Le bureau du porte-parole de l’armée israélienne a répondu : "Il est erroné de se fier au nombre total de morts que le Hamas communique par l’intermédiaire des ministères de la santé et de l’information qu’il contrôle, sans mettre en doute et critiquer la fiabilité de ces chiffres. Ces chiffres ne font aucune distinction entre les terroristes et les civils, ils ne détaillent pas le nombre de personnes tuées en conséquence directe des nombreux tirs ratés de l’organisation terroriste et les données comportent de nombreux biais, notamment des numéros d’identité inexistants, des duplications de noms de personnes décédées, le recours à des sources non soumises à confirmation et bien d’autres choses encore. Selon les informations dont dispose l’armée israélienne, de nombreuses personnes figurant sur les listes de morts sont des terroristes et les catégories indiquées ne sont pas conformes à la réalité - par exemple, des terroristes connus et de haut rang qui figurent dans les rapports du ministère de la santé en tant que femmes."

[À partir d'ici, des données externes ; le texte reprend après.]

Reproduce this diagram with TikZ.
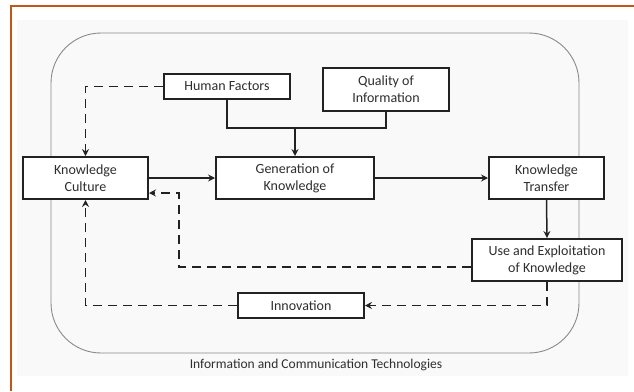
\documentclass[tikz,border=0pt]{standalone}
\usepackage{fontspec}
\setmainfont{Carlito}
\usetikzlibrary{arrows.meta,positioning}
\definecolor{orangeline}{HTML}{C0561A}
\definecolor{bgfill}{HTML}{F9F9F9}
\definecolor{ink}{HTML}{222222}
\definecolor{txt}{HTML}{2E2E2E}
\definecolor{frame}{HTML}{8A8A8A}
\tikzset{
  boxnode/.style={draw=ink, line width=2pt, fill=white, text=txt, align=center,
    inner sep=0pt, font=\fontsize{14}{17}\selectfont},
  conn/.style={draw=ink, line width=1.5pt},
  arr/.style={conn, -{Stealth[length=7pt,width=7pt,inset=2.5pt]}},
  darr/.style={arr, dash pattern=on 9pt off 6pt},
  dline/.style={conn, dash pattern=on 9pt off 6pt},
}
\begin{document}
\begin{tikzpicture}[x=1pt,y=-1pt]
\useasboundingbox (0,0) rectangle (634,391);
\fill[bgfill] (17,20) rectangle (628,376);
\draw[orangeline, line width=1.8pt] (11,391) -- (11,6) -- (634,6);
\draw[frame, line width=0.9pt, rounded corners=50pt] (51,33) rectangle (579,353);

\node[boxnode, minimum width=125pt, minimum height=42pt] (kc) at (85.5,178) {Knowledge\\Culture};
\node[boxnode, minimum width=126pt, minimum height=25pt] (hf) at (227,86.5) {Human Factors};
\node[boxnode, minimum width=158pt, minimum height=42pt] (gk) at (295,178) {Generation of\\Knowledge};
\node[boxnode, minimum width=126pt, minimum height=43pt] (qi) at (386,89.5) {Quality of\\Information};
\node[boxnode, minimum width=115pt, minimum height=42pt] (kt) at (546.5,178) {Knowledge\\Transfer};
\node[boxnode, minimum width=150pt, minimum height=42pt] (ue) at (547,260) {Use and Exploitation\\of Knowledge};
\node[boxnode, minimum width=126pt, minimum height=25pt] (inn) at (301,305.5) {Innovation};
\node[text=txt, font=\fontsize{13.5}{16}\selectfont] (ict) at (316,365) {Information and Communication Technologies};

\coordinate (j) at (295,128);
\coordinate (d1) at (179,267);

\draw[darr] (hf.west) -| (kc.north);
\draw[conn] (hf.south) |- (j) -| (qi.south);
\draw[arr] (j) -- (gk.north);
\draw[arr] (kc.east) -- (gk.west);
\draw[arr] (gk.east) -- (kt.west);
\draw[arr] (kt.south) -- (ue.north);
\draw[darr] ([yshift=-7pt]ue.west) -- (d1) |- ([yshift=-15pt]kc.east);
\draw[darr] (ue.south) |- (inn.east);
\draw[darr] (inn.west) -| (kc.south);
\end{tikzpicture}
\end{document}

"L’armée israélienne s’est engagée à respecter le droit international et à agir conformément à celui-ci, et à ce titre, elle ne dirige ses attaques que contre des cibles militaires, des terroristes et des civils qui participent directement aux combats. Malgré le défi que représente la lutte contre une organisation terroriste qui place les citoyens de Gaza comme bouclier humain et opère à partir d’eux, Tsahal agit pour limiter autant que possible les dommages causés aux civils dans le cadre des attaques. Dans le cadre de cet effort, plus de 100 000 appels téléphoniques en direct ont été effectués au cours de la guerre, ainsi que plus de 19 millions d’appels enregistrés et des dizaines de millions de messages textuels et de brochures larguées par avion afin d’avertir la population. En outre, des annonces ont été faites concernant l’évacuation de la population du nord au sud, ainsi que l’ouverture d’une zone humanitaire dans la région d’Al-Mawasi qui comprend de vastes dispositions humanitaires pour la population, y compris de l’eau, de la nourriture, de l’équipement pour les abris et une vaste infrastructure humanitaire, ainsi que l’achat de 40 000 tentes à l’usage de la population".